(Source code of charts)

------------------------------------

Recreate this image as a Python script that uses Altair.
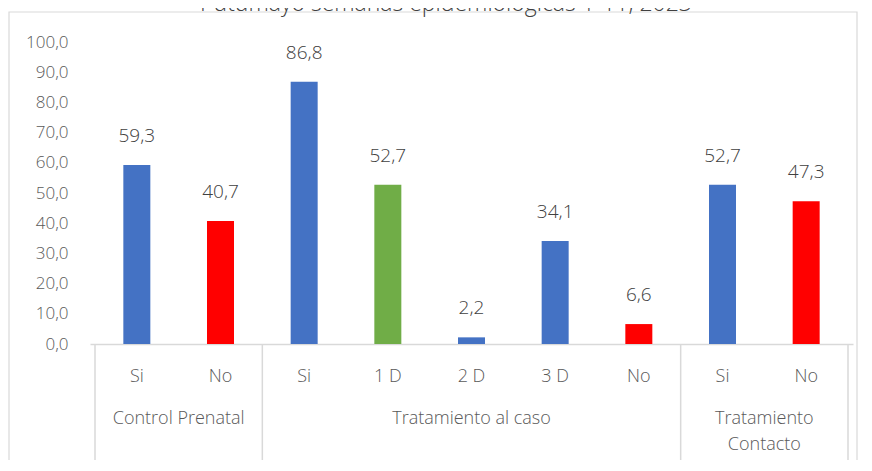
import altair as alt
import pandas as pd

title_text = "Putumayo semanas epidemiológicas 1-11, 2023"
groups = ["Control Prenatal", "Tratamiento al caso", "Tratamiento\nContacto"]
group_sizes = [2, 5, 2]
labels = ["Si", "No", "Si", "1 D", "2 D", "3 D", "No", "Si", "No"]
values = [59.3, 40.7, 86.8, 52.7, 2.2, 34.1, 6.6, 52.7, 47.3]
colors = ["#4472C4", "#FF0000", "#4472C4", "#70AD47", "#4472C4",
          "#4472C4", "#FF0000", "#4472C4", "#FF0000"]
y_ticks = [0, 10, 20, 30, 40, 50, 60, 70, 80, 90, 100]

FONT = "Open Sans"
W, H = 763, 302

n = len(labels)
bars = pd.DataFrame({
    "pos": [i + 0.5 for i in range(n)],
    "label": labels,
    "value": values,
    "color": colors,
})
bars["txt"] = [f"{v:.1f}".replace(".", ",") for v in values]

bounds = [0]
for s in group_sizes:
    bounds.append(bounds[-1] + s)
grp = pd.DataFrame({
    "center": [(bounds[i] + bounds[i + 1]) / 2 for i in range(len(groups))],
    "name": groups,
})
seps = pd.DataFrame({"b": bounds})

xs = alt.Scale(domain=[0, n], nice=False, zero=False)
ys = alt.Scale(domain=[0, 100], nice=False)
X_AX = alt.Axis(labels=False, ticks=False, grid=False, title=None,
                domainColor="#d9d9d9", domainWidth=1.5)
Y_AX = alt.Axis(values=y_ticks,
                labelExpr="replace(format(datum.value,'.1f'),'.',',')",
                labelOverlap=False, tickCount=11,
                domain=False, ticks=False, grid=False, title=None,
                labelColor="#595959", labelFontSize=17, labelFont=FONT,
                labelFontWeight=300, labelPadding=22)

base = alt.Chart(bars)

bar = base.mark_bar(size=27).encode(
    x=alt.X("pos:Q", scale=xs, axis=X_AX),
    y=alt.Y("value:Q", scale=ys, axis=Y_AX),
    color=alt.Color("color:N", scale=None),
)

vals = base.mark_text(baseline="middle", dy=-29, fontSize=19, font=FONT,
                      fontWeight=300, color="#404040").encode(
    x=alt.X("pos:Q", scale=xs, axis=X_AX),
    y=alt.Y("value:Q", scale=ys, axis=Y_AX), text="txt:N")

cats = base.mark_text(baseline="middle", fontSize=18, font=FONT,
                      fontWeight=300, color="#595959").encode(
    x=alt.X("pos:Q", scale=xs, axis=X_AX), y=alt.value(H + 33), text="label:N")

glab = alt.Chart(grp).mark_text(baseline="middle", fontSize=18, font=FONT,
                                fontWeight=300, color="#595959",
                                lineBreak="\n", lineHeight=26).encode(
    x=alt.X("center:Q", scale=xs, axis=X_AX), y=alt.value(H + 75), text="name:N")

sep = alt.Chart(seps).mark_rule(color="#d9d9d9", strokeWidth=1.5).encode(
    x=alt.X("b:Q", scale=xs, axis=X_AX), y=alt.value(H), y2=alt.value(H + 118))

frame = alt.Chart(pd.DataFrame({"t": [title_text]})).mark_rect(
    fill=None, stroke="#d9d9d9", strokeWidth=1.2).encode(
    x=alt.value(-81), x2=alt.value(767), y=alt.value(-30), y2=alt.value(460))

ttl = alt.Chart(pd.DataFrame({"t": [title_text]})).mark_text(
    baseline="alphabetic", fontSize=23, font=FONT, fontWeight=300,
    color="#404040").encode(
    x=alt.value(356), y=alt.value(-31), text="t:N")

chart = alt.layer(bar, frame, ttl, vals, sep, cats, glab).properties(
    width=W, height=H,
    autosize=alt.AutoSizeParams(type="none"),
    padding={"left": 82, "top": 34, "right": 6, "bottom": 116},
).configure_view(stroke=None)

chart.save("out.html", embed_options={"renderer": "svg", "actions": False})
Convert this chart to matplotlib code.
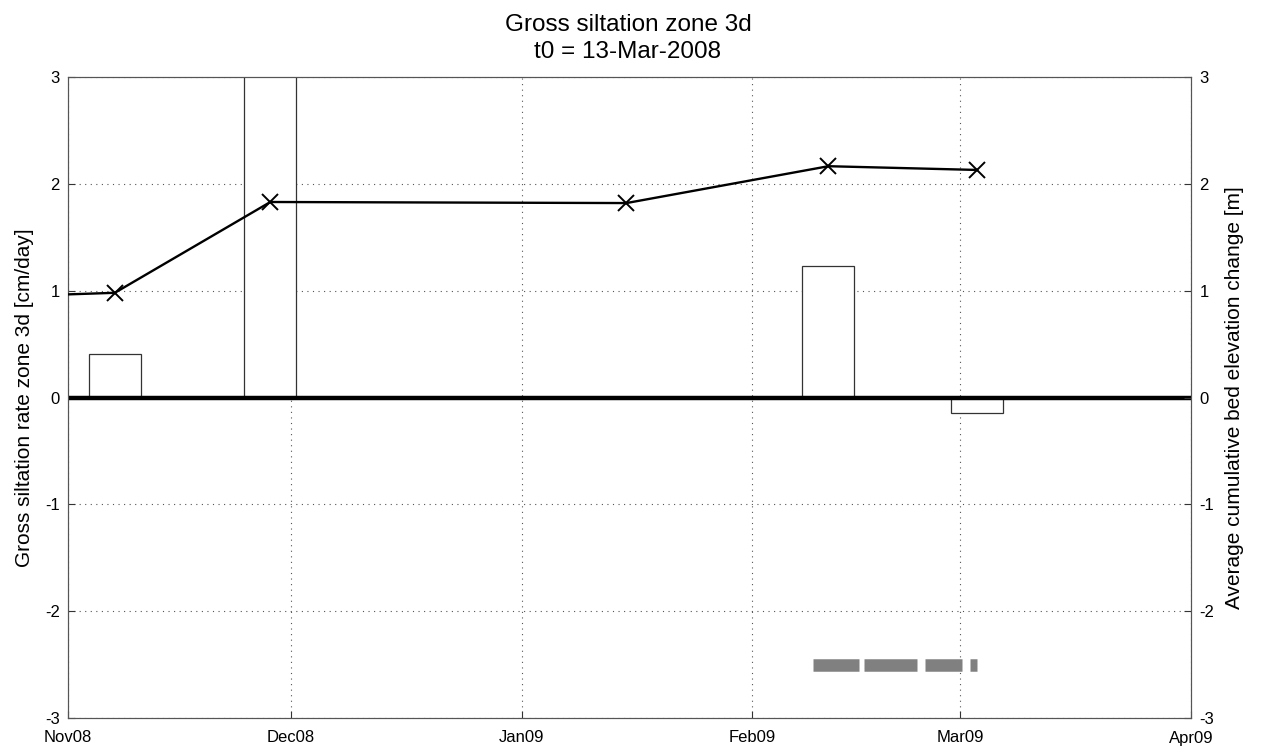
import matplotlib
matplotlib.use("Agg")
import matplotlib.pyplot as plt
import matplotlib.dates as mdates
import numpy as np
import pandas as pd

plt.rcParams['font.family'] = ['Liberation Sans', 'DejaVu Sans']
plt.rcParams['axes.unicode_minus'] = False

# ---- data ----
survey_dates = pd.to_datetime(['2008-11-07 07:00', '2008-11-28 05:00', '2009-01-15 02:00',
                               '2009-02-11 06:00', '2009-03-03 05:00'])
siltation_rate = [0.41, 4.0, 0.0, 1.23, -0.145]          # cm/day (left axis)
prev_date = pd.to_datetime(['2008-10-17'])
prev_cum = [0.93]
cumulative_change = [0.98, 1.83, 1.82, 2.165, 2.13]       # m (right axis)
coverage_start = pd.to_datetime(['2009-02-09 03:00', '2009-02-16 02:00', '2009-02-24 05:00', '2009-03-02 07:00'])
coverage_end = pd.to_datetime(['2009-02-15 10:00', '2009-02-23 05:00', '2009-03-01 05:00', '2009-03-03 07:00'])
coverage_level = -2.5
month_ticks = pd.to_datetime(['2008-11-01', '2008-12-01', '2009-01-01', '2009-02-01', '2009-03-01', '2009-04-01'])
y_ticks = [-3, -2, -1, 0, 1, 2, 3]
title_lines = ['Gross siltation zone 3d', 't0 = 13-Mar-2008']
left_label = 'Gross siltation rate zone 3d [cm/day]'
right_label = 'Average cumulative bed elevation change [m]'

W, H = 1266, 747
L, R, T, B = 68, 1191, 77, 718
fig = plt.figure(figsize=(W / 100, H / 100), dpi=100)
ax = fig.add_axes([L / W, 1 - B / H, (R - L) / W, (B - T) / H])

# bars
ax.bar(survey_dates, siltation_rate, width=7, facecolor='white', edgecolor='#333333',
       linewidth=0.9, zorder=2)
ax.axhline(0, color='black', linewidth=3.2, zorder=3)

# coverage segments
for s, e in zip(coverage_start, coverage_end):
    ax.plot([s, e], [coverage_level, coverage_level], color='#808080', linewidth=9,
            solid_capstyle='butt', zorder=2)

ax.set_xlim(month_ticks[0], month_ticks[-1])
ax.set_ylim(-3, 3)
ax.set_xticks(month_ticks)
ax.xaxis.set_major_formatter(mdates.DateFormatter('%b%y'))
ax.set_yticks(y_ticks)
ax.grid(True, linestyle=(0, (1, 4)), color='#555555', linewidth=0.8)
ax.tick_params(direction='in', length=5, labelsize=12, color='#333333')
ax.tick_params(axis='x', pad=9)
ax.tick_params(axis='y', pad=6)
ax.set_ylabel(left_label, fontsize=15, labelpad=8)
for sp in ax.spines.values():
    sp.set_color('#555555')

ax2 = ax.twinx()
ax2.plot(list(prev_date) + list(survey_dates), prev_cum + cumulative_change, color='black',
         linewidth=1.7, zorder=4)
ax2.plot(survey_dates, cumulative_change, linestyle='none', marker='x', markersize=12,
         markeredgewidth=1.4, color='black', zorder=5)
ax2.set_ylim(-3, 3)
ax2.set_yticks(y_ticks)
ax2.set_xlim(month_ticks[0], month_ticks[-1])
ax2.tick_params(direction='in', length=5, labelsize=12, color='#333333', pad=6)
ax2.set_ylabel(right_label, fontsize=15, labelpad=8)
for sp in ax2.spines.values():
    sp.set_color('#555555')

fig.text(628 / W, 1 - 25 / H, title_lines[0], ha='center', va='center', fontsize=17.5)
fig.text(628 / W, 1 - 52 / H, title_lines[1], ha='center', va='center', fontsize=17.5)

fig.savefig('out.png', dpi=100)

------------------------------------

* _PROBLEM REQUIREMENTS_: Without the pictures, repeat the listing above exactly.

* _REPLY TO THE EXERCISE_:
Recreate this image as a Python script that uses Altair.
import altair as alt
import pandas as pd

title_text = "Putumayo semanas epidemiológicas 1-11, 2023"
groups = ["Control Prenatal", "Tratamiento al caso", "Tratamiento\nContacto"]
group_sizes = [2, 5, 2]
labels = ["Si", "No", "Si", "1 D", "2 D", "3 D", "No", "Si", "No"]
values = [59.3, 40.7, 86.8, 52.7, 2.2, 34.1, 6.6, 52.7, 47.3]
colors = ["#4472C4", "#FF0000", "#4472C4", "#70AD47", "#4472C4",
          "#4472C4", "#FF0000", "#4472C4", "#FF0000"]
y_ticks = [0, 10, 20, 30, 40, 50, 60, 70, 80, 90, 100]

FONT = "Open Sans"
W, H = 763, 302

n = len(labels)
bars = pd.DataFrame({
    "pos": [i + 0.5 for i in range(n)],
    "label": labels,
    "value": values,
    "color": colors,
})
bars["txt"] = [f"{v:.1f}".replace(".", ",") for v in values]

bounds = [0]
for s in group_sizes:
    bounds.append(bounds[-1] + s)
grp = pd.DataFrame({
    "center": [(bounds[i] + bounds[i + 1]) / 2 for i in range(len(groups))],
    "name": groups,
})
seps = pd.DataFrame({"b": bounds})

xs = alt.Scale(domain=[0, n], nice=False, zero=False)
ys = alt.Scale(domain=[0, 100], nice=False)
X_AX = alt.Axis(labels=False, ticks=False, grid=False, title=None,
                domainColor="#d9d9d9", domainWidth=1.5)
Y_AX = alt.Axis(values=y_ticks,
                labelExpr="replace(format(datum.value,'.1f'),'.',',')",
                labelOverlap=False, tickCount=11,
                domain=False, ticks=False, grid=False, title=None,
                labelColor="#595959", labelFontSize=17, labelFont=FONT,
                labelFontWeight=300, labelPadding=22)

base = alt.Chart(bars)

bar = base.mark_bar(size=27).encode(
    x=alt.X("pos:Q", scale=xs, axis=X_AX),
    y=alt.Y("value:Q", scale=ys, axis=Y_AX),
    color=alt.Color("color:N", scale=None),
)

vals = base.mark_text(baseline="middle", dy=-29, fontSize=19, font=FONT,
                      fontWeight=300, color="#404040").encode(
    x=alt.X("pos:Q", scale=xs, axis=X_AX),
    y=alt.Y("value:Q", scale=ys, axis=Y_AX), text="txt:N")

cats = base.mark_text(baseline="middle", fontSize=18, font=FONT,
                      fontWeight=300, color="#595959").encode(
    x=alt.X("pos:Q", scale=xs, axis=X_AX), y=alt.value(H + 33), text="label:N")

glab = alt.Chart(grp).mark_text(baseline="middle", fontSize=18, font=FONT,
                                fontWeight=300, color="#595959",
                                lineBreak="\n", lineHeight=26).encode(
    x=alt.X("center:Q", scale=xs, axis=X_AX), y=alt.value(H + 75), text="name:N")

sep = alt.Chart(seps).mark_rule(color="#d9d9d9", strokeWidth=1.5).encode(
    x=alt.X("b:Q", scale=xs, axis=X_AX), y=alt.value(H), y2=alt.value(H + 118))

frame = alt.Chart(pd.DataFrame({"t": [title_text]})).mark_rect(
    fill=None, stroke="#d9d9d9", strokeWidth=1.2).encode(
    x=alt.value(-81), x2=alt.value(767), y=alt.value(-30), y2=alt.value(460))

ttl = alt.Chart(pd.DataFrame({"t": [title_text]})).mark_text(
    baseline="alphabetic", fontSize=23, font=FONT, fontWeight=300,
    color="#404040").encode(
    x=alt.value(356), y=alt.value(-31), text="t:N")

chart = alt.layer(bar, frame, ttl, vals, sep, cats, glab).properties(
    width=W, height=H,
    autosize=alt.AutoSizeParams(type="none"),
    padding={"left": 82, "top": 34, "right": 6, "bottom": 116},
).configure_view(stroke=None)

chart.save("out.html", embed_options={"renderer": "svg", "actions": False})
Convert this chart to matplotlib code.
import matplotlib
matplotlib.use("Agg")
import matplotlib.pyplot as plt
import matplotlib.dates as mdates
import numpy as np
import pandas as pd

plt.rcParams['font.family'] = ['Liberation Sans', 'DejaVu Sans']
plt.rcParams['axes.unicode_minus'] = False

# ---- data ----
survey_dates = pd.to_datetime(['2008-11-07 07:00', '2008-11-28 05:00', '2009-01-15 02:00',
                               '2009-02-11 06:00', '2009-03-03 05:00'])
siltation_rate = [0.41, 4.0, 0.0, 1.23, -0.145]          # cm/day (left axis)
prev_date = pd.to_datetime(['2008-10-17'])
prev_cum = [0.93]
cumulative_change = [0.98, 1.83, 1.82, 2.165, 2.13]       # m (right axis)
coverage_start = pd.to_datetime(['2009-02-09 03:00', '2009-02-16 02:00', '2009-02-24 05:00', '2009-03-02 07:00'])
coverage_end = pd.to_datetime(['2009-02-15 10:00', '2009-02-23 05:00', '2009-03-01 05:00', '2009-03-03 07:00'])
coverage_level = -2.5
month_ticks = pd.to_datetime(['2008-11-01', '2008-12-01', '2009-01-01', '2009-02-01', '2009-03-01', '2009-04-01'])
y_ticks = [-3, -2, -1, 0, 1, 2, 3]
title_lines = ['Gross siltation zone 3d', 't0 = 13-Mar-2008']
left_label = 'Gross siltation rate zone 3d [cm/day]'
right_label = 'Average cumulative bed elevation change [m]'

W, H = 1266, 747
L, R, T, B = 68, 1191, 77, 718
fig = plt.figure(figsize=(W / 100, H / 100), dpi=100)
ax = fig.add_axes([L / W, 1 - B / H, (R - L) / W, (B - T) / H])

# bars
ax.bar(survey_dates, siltation_rate, width=7, facecolor='white', edgecolor='#333333',
       linewidth=0.9, zorder=2)
ax.axhline(0, color='black', linewidth=3.2, zorder=3)

# coverage segments
for s, e in zip(coverage_start, coverage_end):
    ax.plot([s, e], [coverage_level, coverage_level], color='#808080', linewidth=9,
            solid_capstyle='butt', zorder=2)

ax.set_xlim(month_ticks[0], month_ticks[-1])
ax.set_ylim(-3, 3)
ax.set_xticks(month_ticks)
ax.xaxis.set_major_formatter(mdates.DateFormatter('%b%y'))
ax.set_yticks(y_ticks)
ax.grid(True, linestyle=(0, (1, 4)), color='#555555', linewidth=0.8)
ax.tick_params(direction='in', length=5, labelsize=12, color='#333333')
ax.tick_params(axis='x', pad=9)
ax.tick_params(axis='y', pad=6)
ax.set_ylabel(left_label, fontsize=15, labelpad=8)
for sp in ax.spines.values():
    sp.set_color('#555555')

ax2 = ax.twinx()
ax2.plot(list(prev_date) + list(survey_dates), prev_cum + cumulative_change, color='black',
         linewidth=1.7, zorder=4)
ax2.plot(survey_dates, cumulative_change, linestyle='none', marker='x', markersize=12,
         markeredgewidth=1.4, color='black', zorder=5)
ax2.set_ylim(-3, 3)
ax2.set_yticks(y_ticks)
ax2.set_xlim(month_ticks[0], month_ticks[-1])
ax2.tick_params(direction='in', length=5, labelsize=12, color='#333333', pad=6)
ax2.set_ylabel(right_label, fontsize=15, labelpad=8)
for sp in ax2.spines.values():
    sp.set_color('#555555')

fig.text(628 / W, 1 - 25 / H, title_lines[0], ha='center', va='center', fontsize=17.5)
fig.text(628 / W, 1 - 52 / H, title_lines[1], ha='center', va='center', fontsize=17.5)

fig.savefig('out.png', dpi=100)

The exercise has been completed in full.